Within a few minutes, another owl landed in the tree from the direction that she had been staring, and he gave me the once-over after the two greeted each other with a series of endearing hoots and calls.
The second owl, the male I presume (based on size/proportions and the tone of the hoots), took up a position on another branch not too far away as he made his way closer to the lady, but was still a little suspect of the biped watching below.
He gave me a few more looks before the allure of the lady finally swung his gaze upward to her feathered finery.
Finally he made his move, and landed right by her. He glared at me to let me know who was in charge, but I got the last laugh when after about 30 seconds the branch he was on broke and he had to relocate unexpectedly!
Ahhh, I guess owls are subject to immediate karma too sometimes, same as we humans when we let our egos act for us! Tough Guy takes the tough fall, ha!! A few moments later though he was redeemed when they rendezvoused a few trees up the wash. Then they made their way atop the Live Oak Trees together to start their evening, as I wandered away to end mine. What a special time to get to spend with them.
In addition to all that excitement, I’m pretty sure she cast a love spell on me too – and, I captured the exact moment when she wove her enchantment upon me (at least I’m hoping it was a love spell and not something more nefarious) …
Ok, as I look upon that picture, it looks kind of nefarious. I realize in comparison, the cupids one sees depicted all around this time of year sure don’t look quite like that when they’re shooting their cute little heart arrows – but I’ll go ahead and choose to believe it was a love spell. I’m definitely in love with them, so I guess it worked.
These birds might already have babies somewhere close by, and if not, they probably will soon. I often hear them up in the hills, along with other pairs of owls, and sometimes I get to see them – but usually it’s well after sunset, so the photo op’s are few and far between. It was fun to get to see them so close, and to spend such a long amount of time with them and in such good light tonight. I hope to see some owlets soon!
I’m getting to know the pack a little better, there are quite a few in this regional park just five minutes from my house. Not only that, there is apparently a ferruginous hawk overwintering in one of the more remote valleys, along with many red-tailed hawks and great-horned owls. And I finally saw some fresh bobcat sign – I was starting to wonder if this park needed to be renamed Coyote Canyon.
This drought is brutal – but, looking at the positive side, I was able to wander until well after sunset comfortably with just a t-shirt on. Well, and pants too. The views from on high in that park are spectacular, with single views spanning San Fran, GG Bridge, Mt Tam, San Fran Bay, San Pablo Bay and lots of the East Bay.

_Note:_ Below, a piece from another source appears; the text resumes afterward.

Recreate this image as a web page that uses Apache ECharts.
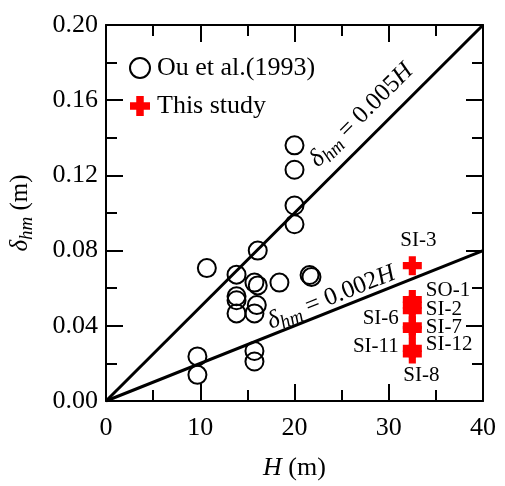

I came upon a new pair of coyotes today, and before we all saw each other, one of them started howling about 20 yards from me – at which point the valley I was in erupted with at least half a dozen answering howls, as well as some in adjacent valleys nearby. The pair was very surprised by my presence when we finally bumped into each other – it’s a relatively remote spot in the park.
Hopefully I’ll have some more pictures soon.